January 04, 2008|My-Thuan Tran | Times Staff Writer

Cal State Fullerton has big plans for its business school, thanks to the $30-million donation -- the largest in the university's history -- it received Thursday from a former student-turned-telecommunications entrepreneur.

University officials hope the pledge by Steven G. Mihaylo will transform the business school into a top tier college with undergraduate and master's programs that can compete with any other in the country.

"This is a pivotal gift that will transform the college from being just one of the Cal State schools to being a distinctive college," said Anil Puri, dean of the College of Business and Economics.

In appreciation of the donation, the business college will be renamed after Mihaylo, a 1969 business administration graduate, pending approval by the California State University Board of Trustees.

More than half of the donation will go toward recruiting and retaining faculty, university officials said. Part of that money includes creating three endowed chairs, which would help attract top business faculty, Puri said.

Mihaylo's donation will also be used for student scholarships and to support new programs such as additional career placement services or international business programs, Puri said.
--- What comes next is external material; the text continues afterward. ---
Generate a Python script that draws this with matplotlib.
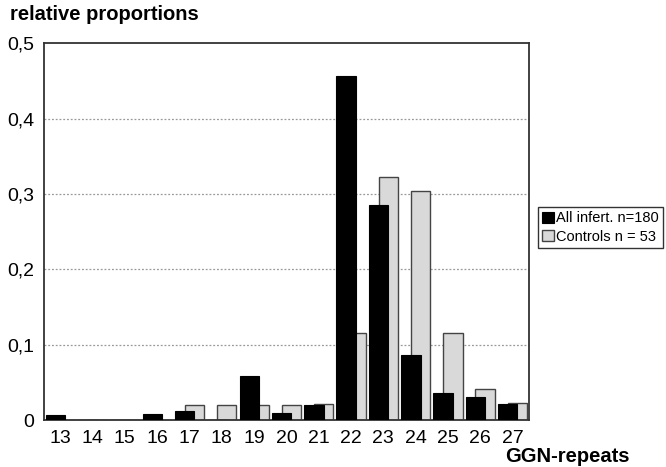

The multimillion-dollar gift is the fourth-largest in the Cal State system's history, officials said.

Mihaylo, 64, said his education at Cal State Fullerton gave him the boost he needed to start his own company six months after receiving his undergraduate degree. Starting with one employee, Mihaylo grew Inter-Tel Inc. into a publicly traded telecommunications company with 2,000 employees. After selling the company in October, Mihaylo retired and decided to give back to his alma mater.

"I was lucky because I had professors that encouraged me to reach beyond the average person," he said. "I really took them seriously when they said I could do anything."

Mihaylo was already the university's largest donor after pledging $4.5 million in 2004, which led to a new $87.5-million business building to be named after him. The building is scheduled to open this fall.

That donation caused an uproar last year when a business class learned that Mihaylo's company had pleaded guilty to mail fraud and antitrust felonies. Some students called on the university to return the donation, and others raised questions about whether Mihaylo's donation was large enough to have a building named after him.

Mihaylo agreed to pay $8.7 million in fines and penalties in 2004, but he was never accused of wrongdoing. The university did not return any of the money, said President Milton A. Gordon.

"The school thoroughly reviewed the matter and saw that Steve acted as the head of the company," Gordon said.

Mihaylo said he hoped his gift would be seen as a catalyst for other alumni to donate to the university, which has the largest business school in California, with 8,000 undergraduate majors and 626 students working toward master's degrees.

"This business school has contributed unbelievably to the economy and vibrancy of Orange County," he said. "It doesn't get the recognition it deserves."